• **What the task asks**
Only the lines from the start of the data through the line containing "from matplotlib.ticker import" should be written out, exactly as they are, with both ends included and the pictures left out.

• **Records from a dataset**
────────

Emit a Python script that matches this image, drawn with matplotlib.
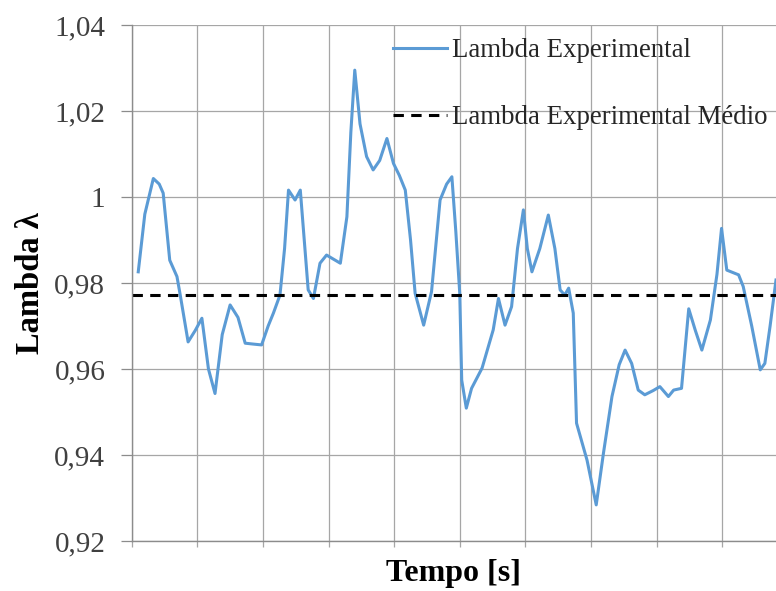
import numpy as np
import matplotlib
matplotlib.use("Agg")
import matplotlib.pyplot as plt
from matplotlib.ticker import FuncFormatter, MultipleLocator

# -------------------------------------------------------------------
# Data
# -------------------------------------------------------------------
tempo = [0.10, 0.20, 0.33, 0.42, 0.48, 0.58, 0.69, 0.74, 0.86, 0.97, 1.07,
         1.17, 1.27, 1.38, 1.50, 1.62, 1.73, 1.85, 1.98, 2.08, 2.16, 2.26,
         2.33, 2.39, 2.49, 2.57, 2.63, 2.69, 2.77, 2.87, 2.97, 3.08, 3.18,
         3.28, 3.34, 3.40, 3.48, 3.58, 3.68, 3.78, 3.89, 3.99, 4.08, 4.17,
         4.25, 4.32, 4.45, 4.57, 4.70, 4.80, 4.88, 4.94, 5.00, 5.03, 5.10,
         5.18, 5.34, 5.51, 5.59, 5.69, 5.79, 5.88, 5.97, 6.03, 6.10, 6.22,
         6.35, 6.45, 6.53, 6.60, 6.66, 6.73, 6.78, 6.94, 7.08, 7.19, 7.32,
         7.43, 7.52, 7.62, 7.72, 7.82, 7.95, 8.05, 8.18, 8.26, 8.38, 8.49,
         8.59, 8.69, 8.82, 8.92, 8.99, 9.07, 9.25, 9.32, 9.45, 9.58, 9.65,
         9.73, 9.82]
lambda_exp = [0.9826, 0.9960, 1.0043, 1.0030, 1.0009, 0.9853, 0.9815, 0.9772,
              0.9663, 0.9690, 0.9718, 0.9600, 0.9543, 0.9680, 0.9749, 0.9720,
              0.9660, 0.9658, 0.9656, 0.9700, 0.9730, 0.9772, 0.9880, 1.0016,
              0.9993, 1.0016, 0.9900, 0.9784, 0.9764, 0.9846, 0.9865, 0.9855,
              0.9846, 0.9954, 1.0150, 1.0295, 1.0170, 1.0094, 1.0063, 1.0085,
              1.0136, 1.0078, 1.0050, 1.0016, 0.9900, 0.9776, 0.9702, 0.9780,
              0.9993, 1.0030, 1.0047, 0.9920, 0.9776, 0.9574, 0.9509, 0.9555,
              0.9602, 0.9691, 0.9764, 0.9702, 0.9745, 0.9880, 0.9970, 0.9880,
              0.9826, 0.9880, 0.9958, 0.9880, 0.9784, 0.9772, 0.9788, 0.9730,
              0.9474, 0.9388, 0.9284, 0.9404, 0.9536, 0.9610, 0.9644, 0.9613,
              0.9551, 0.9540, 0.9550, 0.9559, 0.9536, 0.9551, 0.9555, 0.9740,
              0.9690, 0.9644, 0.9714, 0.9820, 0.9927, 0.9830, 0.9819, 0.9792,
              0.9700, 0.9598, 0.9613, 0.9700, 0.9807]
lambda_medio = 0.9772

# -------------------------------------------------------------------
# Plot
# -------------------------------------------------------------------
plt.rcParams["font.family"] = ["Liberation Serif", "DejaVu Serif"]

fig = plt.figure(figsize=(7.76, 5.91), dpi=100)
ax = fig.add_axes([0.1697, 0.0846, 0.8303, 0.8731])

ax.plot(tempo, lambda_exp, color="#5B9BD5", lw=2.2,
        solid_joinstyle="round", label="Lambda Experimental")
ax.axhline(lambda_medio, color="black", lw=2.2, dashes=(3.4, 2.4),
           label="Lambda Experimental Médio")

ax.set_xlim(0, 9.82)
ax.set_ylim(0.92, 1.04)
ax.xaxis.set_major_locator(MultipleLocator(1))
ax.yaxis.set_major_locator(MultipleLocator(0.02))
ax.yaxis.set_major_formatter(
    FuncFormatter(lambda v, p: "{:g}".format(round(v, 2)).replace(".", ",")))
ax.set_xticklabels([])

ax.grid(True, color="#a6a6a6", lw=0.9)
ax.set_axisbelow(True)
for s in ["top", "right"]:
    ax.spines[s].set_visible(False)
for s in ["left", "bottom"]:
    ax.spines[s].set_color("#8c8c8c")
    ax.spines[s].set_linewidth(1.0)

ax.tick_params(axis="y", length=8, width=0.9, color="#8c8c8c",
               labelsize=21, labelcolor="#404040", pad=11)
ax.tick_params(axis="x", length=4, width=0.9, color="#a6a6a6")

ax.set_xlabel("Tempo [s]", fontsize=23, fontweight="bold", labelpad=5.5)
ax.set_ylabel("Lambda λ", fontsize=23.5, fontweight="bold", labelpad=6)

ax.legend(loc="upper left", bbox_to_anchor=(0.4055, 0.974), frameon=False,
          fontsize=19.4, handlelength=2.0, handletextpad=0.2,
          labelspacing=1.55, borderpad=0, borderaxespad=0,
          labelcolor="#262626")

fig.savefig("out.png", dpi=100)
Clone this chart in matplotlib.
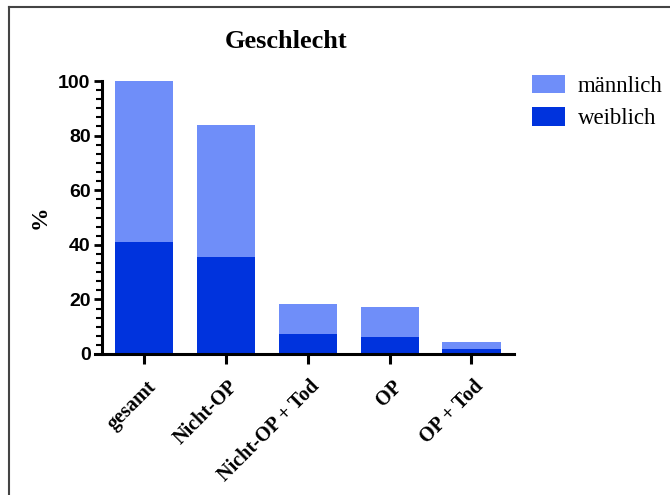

────────

• **Finished answer**
Emit a Python script that matches this image, drawn with matplotlib.
import numpy as np
import matplotlib
matplotlib.use("Agg")
import matplotlib.pyplot as plt
from matplotlib.ticker import FuncFormatter, MultipleLocator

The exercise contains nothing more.